If an old, obsessive love affair fizzles out for no reason, for example, it could still be burning bright in the electronic ether, its virtual reality clearer than any memory. So how do we ever forget a lost love when one’s former partner parades his new girlfriend on Facebook, when we are tagged in mutual friends’ photos, when all our emails are archived and forever searchable? The internet gives the new memoirist all of that in pin-sharp focus, without being occluded by memory loss. Whether it’s true love, lust, or even just infatuation, it’s all going to linger longer than ever. No wonder the book is dedicated ‘To the heartsick’.

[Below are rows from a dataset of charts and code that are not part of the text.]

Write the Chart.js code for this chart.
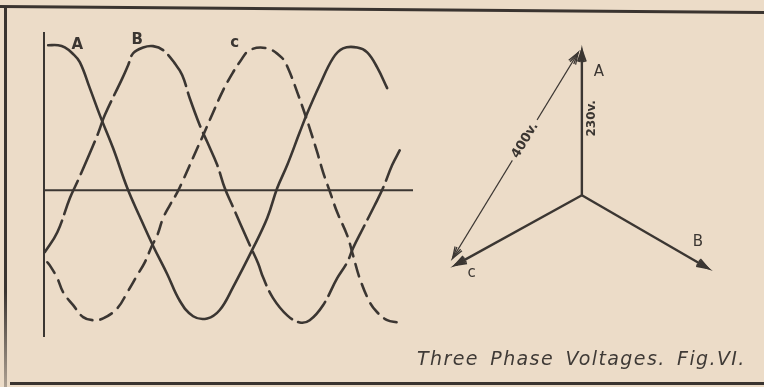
<!DOCTYPE html>
<html>
<head>
<meta charset="utf-8">
<script src="https://cdn.jsdelivr.net/npm/chart.js@4.4.1/dist/chart.umd.min.js"></script>
<style>
  html, body { margin: 0; padding: 0; }
  body { width: 764px; height: 387px; background: #ecdcc8; position: relative; overflow: hidden; }
  canvas { position: absolute; }
  #waves { left: 0; top: 0; }
  #phasors { left: 430px; top: 0; }
  .rule { position: absolute; background: #3a3430; }
  #top-rule { left: 0; top: 5px; width: 768px; height: 3px; transform-origin: 0 0; transform: rotate(0.45deg); }
  #left-rule { left: 4px; top: 6px; width: 3px; height: 381px; background: linear-gradient(#3a3430 75%, rgba(58, 52, 48, 0.35)); }
  #bottom-rule { left: 10px; top: 382px; width: 754px; height: 3px; }
  #caption { position: absolute; left: 417px; top: 347px; font: italic 19px "DejaVu Sans"; letter-spacing: 1.4px; word-spacing: 4px; color: #3f3a36; white-space: nowrap; }
</style>
</head>
<body>
<div class="rule" id="top-rule"></div>
<div class="rule" id="left-rule"></div>
<div class="rule" id="bottom-rule"></div>
<canvas id="waves" width="430" height="387"></canvas>
<canvas id="phasors" width="334" height="340"></canvas>
<div id="caption">Three Phase Voltages. Fig.VI.</div>
<script>
const INK = "#3b3632";
const PAPER = "#ecdcc8";

// Wave diagram: electrical angle (degrees) against volts
const phaseAX = [5, 17, 25, 34, 43, 55, 67, 83, 100, 115, 131, 148, 163, 179, 196, 211, 227, 251, 268, 280, 292, 307, 316, 331, 347, 359, 376, 388, 400, 412];
const phaseAY = [328, 328, 323, 310, 290, 231, 170, 95, 5, -60, -126, -190, -250, -285, -290, -271, -219, -131, -63, 5, 57, 131, 174, 238, 299, 321, 323, 312, 278, 231];

const phaseBX = [1, 16, 31, 41, 64, 73, 94, 101, 107, 119, 131, 143, 157, 166, 175, 187, 196, 208, 217, 226, 247, 257, 263, 275, 292, 307, 319, 335, 352, 364, 371, 383, 397, 407, 418, 427];
const phaseBY = [-140, -95, -18, 23, 124, 170, 253, 283, 310, 323, 326, 317, 287, 260, 208, 147, 109, 57, 5, -34, -124, -165, -197, -244, -283, -299, -294, -260, -199, -163, -131, -86, -34, 5, 57, 90];

const phaseCX = [4, 7, 16, 23, 35, 47, 59, 71, 88, 100, 112, 121, 130, 136, 143, 151, 160, 167, 184, 191, 203, 215, 227, 235, 247, 268, 286, 293, 304, 311, 319, 328, 335, 343, 352, 364, 371, 379, 391, 400, 412, 424];
const phaseCY = [-163, -170, -199, -231, -260, -287, -294, -290, -267, -231, -192, -163, -124, -102, -63, -34, -5, 23, 95, 124, 176, 226, 267, 290, 317, 321, 299, 276, 222, 185, 140, 86, 41, -2, -50, -102, -147, -199, -253, -276, -294, -299];

const waveLabels = ["A", "B", "c"];
const waveLabelX = [40, 112, 229];
const waveLabelY = [328, 339, 332];

// Phasor diagram, volts
const phasorNames = ["A", "B", "c"];
const phasorX = [0, 200, -201];
const phasorY = [230, -116, -111];
const phasorLabelX = [27, 184, -175];
const phasorLabelY = [195, -75, -124];

const lineVoltX = [-6, -205];
const lineVoltY = [226, -100];
const phaseVoltText = "230v.";
const lineVoltText = "400v.";

function points(xs, ys) {
  return xs.map((x, i) => ({ x: x, y: ys[i] }));
}

// draws the zero line and the upright axis through the origin
const crossAxes = {
  id: "crossAxes",
  beforeDatasetsDraw(chart) {
    const { ctx, chartArea, scales } = chart;
    const x0 = scales.x.getPixelForValue(0);
    const y0 = scales.y.getPixelForValue(0);
    ctx.save();
    ctx.strokeStyle = INK;
    ctx.lineWidth = 2;
    ctx.beginPath();
    ctx.moveTo(x0, chartArea.top);
    ctx.lineTo(x0, chartArea.bottom);
    ctx.moveTo(x0, y0);
    ctx.lineTo(chartArea.right, y0);
    ctx.stroke();
    ctx.restore();
  }
};

function makeNotes(items) {
  return {
    id: "notes",
    afterDatasetsDraw(chart) {
      const { ctx, scales } = chart;
      items.forEach(n => {
        ctx.save();
        ctx.translate(scales.x.getPixelForValue(n.x), scales.y.getPixelForValue(n.y));
        ctx.rotate((n.angle || 0) * Math.PI / 180);
        ctx.font = n.font;
        ctx.textAlign = "center";
        ctx.textBaseline = "middle";
        if (n.gap) {
          const w = ctx.measureText(n.text).width + 8;
          ctx.fillStyle = PAPER;
          ctx.fillRect(-w / 2, -6, w, 12);
        }
        ctx.fillStyle = INK;
        ctx.fillText(n.text, 0, 0);
        ctx.restore();
      });
    }
  };
}

function makeArrows(list) {
  function head(ctx, from, to) {
    const a = Math.atan2(to.y - from.y, to.x - from.x);
    [0.34, 0.18].forEach(spread => {
      ctx.beginPath();
      ctx.moveTo(to.x - 12 * Math.cos(a - spread), to.y - 12 * Math.sin(a - spread));
      ctx.lineTo(to.x, to.y);
      ctx.lineTo(to.x - 12 * Math.cos(a + spread), to.y - 12 * Math.sin(a + spread));
      ctx.stroke();
    });
  }
  return {
    id: "arrows",
    afterDatasetsDraw(chart) {
      const ctx = chart.ctx;
      list.forEach(item => {
        const pts = chart.getDatasetMeta(item.dataset).data;
        ctx.save();
        ctx.strokeStyle = INK;
        ctx.lineWidth = item.width;
        if (item.ends.includes("end")) head(ctx, pts[pts.length - 2], pts[pts.length - 1]);
        if (item.ends.includes("start")) head(ctx, pts[1], pts[0]);
        ctx.restore();
      });
    }
  };
}

const waveDash = [[], [36, 7], [13, 8]];
const waveData = [points(phaseAX, phaseAY), points(phaseBX, phaseBY), points(phaseCX, phaseCY)];

new Chart(document.getElementById("waves"), {
  type: "line",
  data: {
    datasets: waveData.map((d, i) => ({
      label: waveLabels[i],
      data: d,
      borderColor: INK,
      borderWidth: 2.6,
      borderDash: waveDash[i],
      borderCapStyle: "round",
      pointRadius: 0,
      tension: 0.4,
      fill: false
    }))
  },
  options: {
    responsive: false,
    animation: false,
    devicePixelRatio: 1,
    layout: { padding: { left: 44, right: 17, top: 32, bottom: 50 } },
    scales: {
      x: { type: "linear", min: 0, max: 443, display: false },
      y: { type: "linear", min: -332, max: 358, display: false }
    },
    plugins: { legend: { display: false }, tooltip: { enabled: false } }
  },
  plugins: [
    crossAxes,
    makeNotes(waveLabels.map((t, i) => ({
      text: t, x: waveLabelX[i], y: waveLabelY[i], font: "bold 15px 'DejaVu Sans'"
    })))
  ]
});

const phasorSets = phasorNames.map((n, i) => ({
  label: n,
  data: [{ x: 0, y: 0 }, { x: phasorX[i], y: phasorY[i] }],
  showLine: true,
  borderColor: INK,
  borderWidth: 2.4,
  pointRadius: 0
}));
phasorSets.push({
  label: "line",
  data: points(lineVoltX, lineVoltY),
  showLine: true,
  borderColor: INK,
  borderWidth: 1.3,
  pointRadius: 0
});

const phasorNotes = phasorNames.map((t, i) => ({
  text: t, x: phasorLabelX[i], y: phasorLabelY[i], font: "15px 'DejaVu Sans'"
}));
phasorNotes.push({ text: phaseVoltText, x: 16, y: 122, angle: -90, font: "bold 12px 'DejaVu Sans'" });
phasorNotes.push({ text: lineVoltText, x: -90, y: 87, angle: -59, font: "bold 13px 'DejaVu Sans'", gap: true });

new Chart(document.getElementById("phasors"), {
  type: "scatter",
  data: { datasets: phasorSets },
  options: {
    responsive: false,
    animation: false,
    devicePixelRatio: 1,
    layout: { padding: { left: 10, right: 10, top: 20, bottom: 20 } },
    scales: {
      x: { type: "linear", min: -225, max: 273, display: false },
      y: { type: "linear", min: -198, max: 278, display: false }
    },
    plugins: { legend: { display: false }, tooltip: { enabled: false } }
  },
  plugins: [
    makeArrows([
      { dataset: 0, ends: ["end"], width: 2 },
      { dataset: 1, ends: ["end"], width: 2 },
      { dataset: 2, ends: ["end"], width: 2 },
      { dataset: 3, ends: ["start", "end"], width: 1.3 }
    ]),
    makeNotes(phasorNotes)
  ]
});
</script>
</body>
</html>
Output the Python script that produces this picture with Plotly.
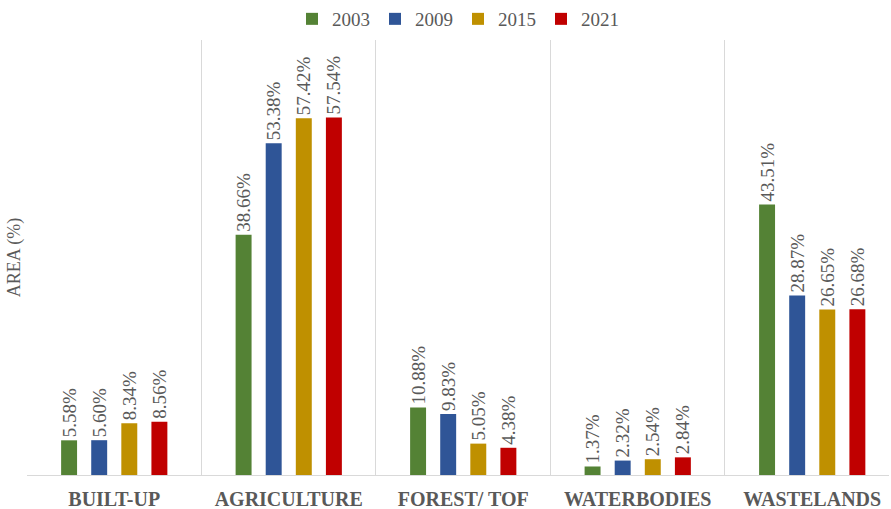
import plotly.graph_objects as go

categories = ["BUILT-UP", "AGRICULTURE", "FOREST/ TOF", "WATERBODIES", "WASTELANDS"]
years = ["2003", "2009", "2015", "2021"]
v2003 = [5.58, 38.66, 10.88, 1.37, 43.51]
v2009 = [5.60, 53.38, 9.83, 2.32, 28.87]
v2015 = [8.34, 57.42, 5.05, 2.54, 26.65]
v2021 = [8.56, 57.54, 4.38, 2.84, 26.68]
series = [v2003, v2009, v2015, v2021]
colors = ["#548235", "#2F5597", "#BF9000", "#C00000"]

FONT = "Liberation Serif"
GRAY = "#595959"

fig = go.Figure()
for name, vals, col in zip(years, series, colors):
    fig.add_trace(go.Bar(
        x=categories, y=vals, name=name,
        marker=dict(color=col, line=dict(width=0)),
        texttemplate="%{y:.2f}%", textposition="outside", textangle=-90,
        constraintext="none", cliponaxis=False,
        textfont=dict(family=FONT, size=19, color=GRAY),
        outsidetextfont=dict(family=FONT, size=19, color=GRAY),
    ))

fig.update_layout(
    width=891, height=509,
    margin=dict(l=27, r=2, t=40, b=34),
    paper_bgcolor="white", plot_bgcolor="white",
    barmode="group", bargap=0.31, bargroupgap=0.47,
    font=dict(family=FONT, color=GRAY, size=18),
    showlegend=True,
    legend=dict(orientation="h", x=0.5, xanchor="center", y=1.0, yanchor="top",
                yref="container", font=dict(family=FONT, size=19, color=GRAY),
                itemwidth=30, traceorder="normal"),
    xaxis=dict(
        type="category", tickson="boundaries", showgrid=True,
        gridcolor="#D9D9D9", gridwidth=1, ticks="", showline=True,
        linecolor="#D9D9D9", linewidth=1,
        tickfont=dict(family=FONT, size=20, color=GRAY, weight="bold"),
        ticklabelstandoff=6, automargin=False,
        range=[-0.5, 4.44],
    ),
    yaxis=dict(
        range=[0, 70], showgrid=False, showticklabels=False, zeroline=False,
        automargin=False,
        title=dict(text="AREA (%)", font=dict(family=FONT, size=18, color=GRAY), standoff=0),
    ),
)

fig.write_html("out.html")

Liptrot is an apophenic writer – she uses the term herself and it means a tendency to find patterns. You see it everywhere in The Instant: the way she plans to kiss her lover on every traffic island in Berlin, the way that, on her last day there, she rides the Ringbahn all the way round as a leave-taking of the six places she lived within its circle. Back in Britain, she learns how to carve letters in stone ‘My ultimate aim is to carve any own gravestone,’ she says, and you don’t get more apophenic than that.

I’ll end with a bit of apophenia of my own. When you look at the map of lights at sea – I knew you’d ask – London and Berlin are, of course, completely dark, far from the sweeping beam of any lighthouse, as is Liptrot’s current home in Hebden Bridge. But just try looking at Orkney.

 

The Instant by Amy Liptrot is published by Canongate Books, priced £14.99.